Skip the pictures and quote all of the lines exactly.

══ Given data

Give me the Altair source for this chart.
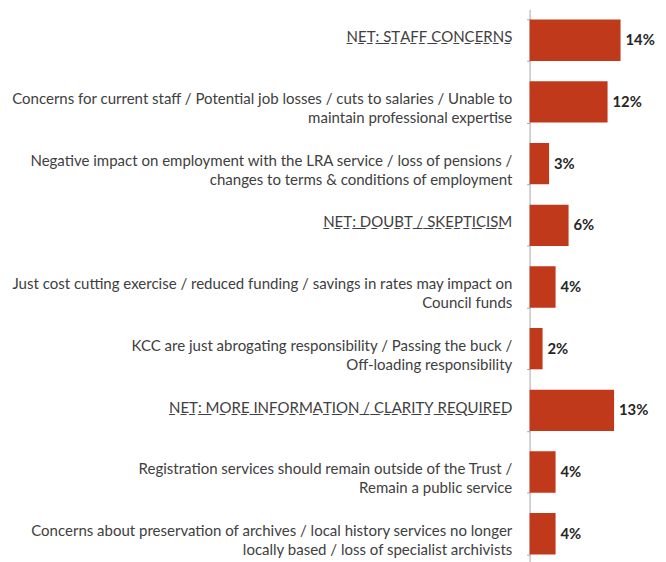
import altair as alt
import pandas as pd

labels = [
    "NET: STAFF CONCERNS",
    "Concerns for current staff / Potential job losses / cuts to salaries / Unable to|maintain professional expertise",
    "Negative impact on employment with the LRA service / loss of pensions /|changes to terms & conditions of employment",
    "NET: DOUBT / SKEPTICISM",
    "Just cost cutting exercise / reduced funding / savings in rates may impact on|Council funds",
    "KCC are just abrogating responsibility / Passing the buck /|Off-loading responsibility",
    "NET: MORE INFORMATION / CLARITY REQUIRED",
    "Registration services should remain outside of the Trust /|Remain a public service",
    "Concerns about preservation of archives / local history services no longer|locally based / loss of specialist archivists",
]
values = [14, 12, 3, 6, 4, 2, 13, 4, 4]
is_net = [True, False, False, True, False, False, True, False, False]


def underline(s):
    return " " + "".join("\u0332" + c for c in s)


display = [underline(l) if n else l for l, n in zip(labels, is_net)]

df = pd.DataFrame({
    "label": display,
    "value": values,
    "text": [f"{v}%" for v in values],
})

FONT = "Lato"

y = alt.Y(
    "label:N",
    sort=None,
    scale=alt.Scale(range=[-2, 560], paddingInner=0.33, paddingOuter=0.165),
    axis=alt.Axis(
        title=None,
        domainColor="#A6A6A6",
        tickColor="#A6A6A6",
        tickSize=3,
        tickBand="extent",
        labelPadding=15,
        labelLimit=0,
        labelOffset=-3.3,
        labelExpr="split(datum.label, '|')",
        labelLineHeight=19.5,
        labelFont=FONT,
        labelFontSize=15.2,
        labelColor="#404040",
    ),
)
x = alt.X("value:Q", scale=alt.Scale(domain=[0, 19]), axis=None)

bars = alt.Chart(df).mark_bar(color="#C0391B").encode(y=y, x=x)
text = alt.Chart(df).mark_text(
    align="left", dx=5, font=FONT, fontSize=15, fontWeight="bold", color="#262626"
).encode(y=y, x=x, text="text:N")

chart = (
    (bars + text)
    .properties(
        width=125,
        height=554,
        autosize=alt.AutoSizeParams(type="none"),
        padding={"left": 528, "right": 5, "top": 0, "bottom": 0},
    )
    .configure_view(stroke=None)
)

chart.save("out.html", embed_options={"renderer": "svg", "actions": False})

════

*Reply to the exercise*:
Give me the Altair source for this chart.
import altair as alt
import pandas as pd

labels = [
    "NET: STAFF CONCERNS",
    "Concerns for current staff / Potential job losses / cuts to salaries / Unable to|maintain professional expertise",
    "Negative impact on employment with the LRA service / loss of pensions /|changes to terms & conditions of employment",
    "NET: DOUBT / SKEPTICISM",
    "Just cost cutting exercise / reduced funding / savings in rates may impact on|Council funds",
    "KCC are just abrogating responsibility / Passing the buck /|Off-loading responsibility",
    "NET: MORE INFORMATION / CLARITY REQUIRED",
    "Registration services should remain outside of the Trust /|Remain a public service",
    "Concerns about preservation of archives / local history services no longer|locally based / loss of specialist archivists",
]
values = [14, 12, 3, 6, 4, 2, 13, 4, 4]
is_net = [True, False, False, True, False, False, True, False, False]


def underline(s):
    return " " + "".join("\u0332" + c for c in s)


display = [underline(l) if n else l for l, n in zip(labels, is_net)]

df = pd.DataFrame({
    "label": display,
    "value": values,
    "text": [f"{v}%" for v in values],
})

FONT = "Lato"

y = alt.Y(
    "label:N",
    sort=None,
    scale=alt.Scale(range=[-2, 560], paddingInner=0.33, paddingOuter=0.165),
    axis=alt.Axis(
        title=None,
        domainColor="#A6A6A6",
        tickColor="#A6A6A6",
        tickSize=3,
        tickBand="extent",
        labelPadding=15,
        labelLimit=0,
        labelOffset=-3.3,
        labelExpr="split(datum.label, '|')",
        labelLineHeight=19.5,
        labelFont=FONT,
        labelFontSize=15.2,
        labelColor="#404040",
    ),
)
x = alt.X("value:Q", scale=alt.Scale(domain=[0, 19]), axis=None)

bars = alt.Chart(df).mark_bar(color="#C0391B").encode(y=y, x=x)
text = alt.Chart(df).mark_text(
    align="left", dx=5, font=FONT, fontSize=15, fontWeight="bold", color="#262626"
).encode(y=y, x=x, text="text:N")

chart = (
    (bars + text)
    .properties(
        width=125,
        height=554,
        autosize=alt.AutoSizeParams(type="none"),
        padding={"left": 528, "right": 5, "top": 0, "bottom": 0},
    )
    .configure_view(stroke=None)
)

chart.save("out.html", embed_options={"renderer": "svg", "actions": False})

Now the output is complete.